4. Konuşmayı Kaldığı Yerden sürdürebilmelisiniz. Aşağıdaki örnekte iki farklı fikrin arası boş bırakılmıştır. Konuşmacı
sizsiniz. önce bir fikir veriyorsunuz ve ardından bu fikri örneklendireceksiniz. Ancak örnek aklınıza gelmiyor. Örneği
hatırlayıncaya kadar kaldığınız cümleye paralel, yeni fikirler içermeyen dolgu cümleleri kullanacaksınız. Arada en az
beş cümle kullanmaya dikkat ediniz. İlk örnek sizin için hazırlanmıştır:
a) Ben biliyorum insan cevabı çok arzularsa rüyasında bile cevabı bulabilir. (Fikir kesintisi: Örneği hatırlamadınız ve
boşluğu dolduruyorsunuz.)
Arzuladığınızda ne olur? Arzunuz bir türlü zihninizden gitmez. Arzu duygudur. Hep gözlerinizin önünde dolaşır. Öyle
ki her zaman arzunuzu düşünürsünüz. Rüyanızda bile arzunuz aklınızda dolaşır. Adeta arzu insanın hücrelerine
kadar vücuduna işlemiştir. Arzunuzdan kalbiniz titrer. “Ah bir şu cevabı bulabilsem” dersiniz. Yemek yerken arzu
kafanızdadır. Yolda yürürken hep o arzuyu düşünürsünüz. Sonunda cevabı rüyanızda görürsünüz...
(Devam)Bunun en ilginç örneğini Elias Howe yaşamıştır. Dikiş makinesini keşfetmek için bıkmadan çalışmış,
arzulamış durmuş ve sonunda rüyasında kendisini yakalayan yamyamların mızraklarının ucunu gördüğünde hemen
fikir kendisine doğmuştur. Bu rüyadan sonra tezgahının başına geçmiş ve dikiş makinesini tamamlamıştır.
b) Bir yetim çocuğun başını okşasanız ona neler kazandırabileceğinizi biliyor musunuz? (Fikir akışı koptu siz
doldurun)
(Devam) Yetim çocuğun kendine duyacağı güven sayesinde çalışma azmi, zekası ve başarısı gelişecektir.
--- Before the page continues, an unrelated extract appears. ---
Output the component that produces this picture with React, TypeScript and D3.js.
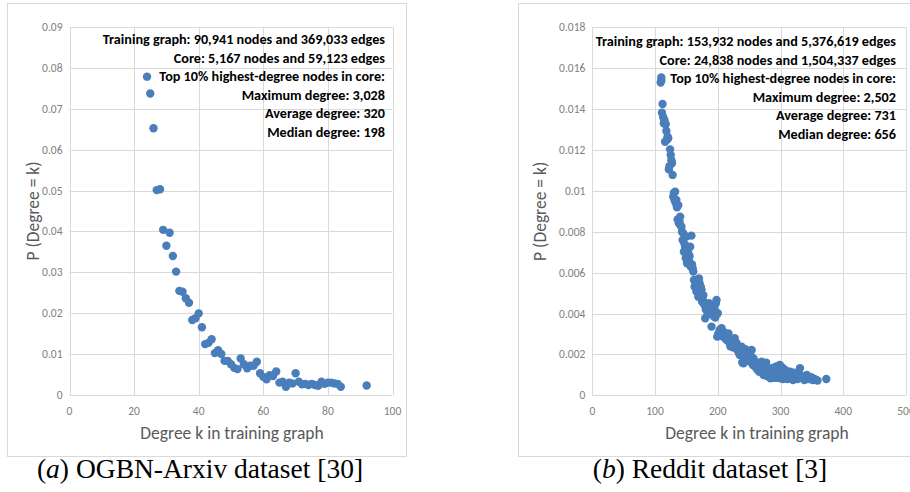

c) Aya ilk kim ayak basmıştı biliyor musunuz? (Fikir akışı koptu siz doldurun)
(Devam) İşte Ay’a ilk ayak basan Neal Armstrong olmuştu.
d) Size dün buraya gelip çok çalışmamız gerektiğini söyleyen kadının adını söylemek istiyorum. (Fikir akışı koptu siz
doldurun)
(Devam) O kadının adı Halime Yazgan’dı.
e) Huzurlarınıza hangi konuda söz söylemek için çıktığımı biliyor musunuz? (Fikir akışı koptu siz doldurun)
(Devam) Sizinle “zekanın gelişiminin önemi” konusunda konuşmak için buradayım.
f) Benim kaç yaşında olduğumu merak ediyor musunuz? (Fikir akışı koptu siz doldurun)
(Devam) Belki de tahmin ediyorsunuz; ben tam 31 yaşındayım.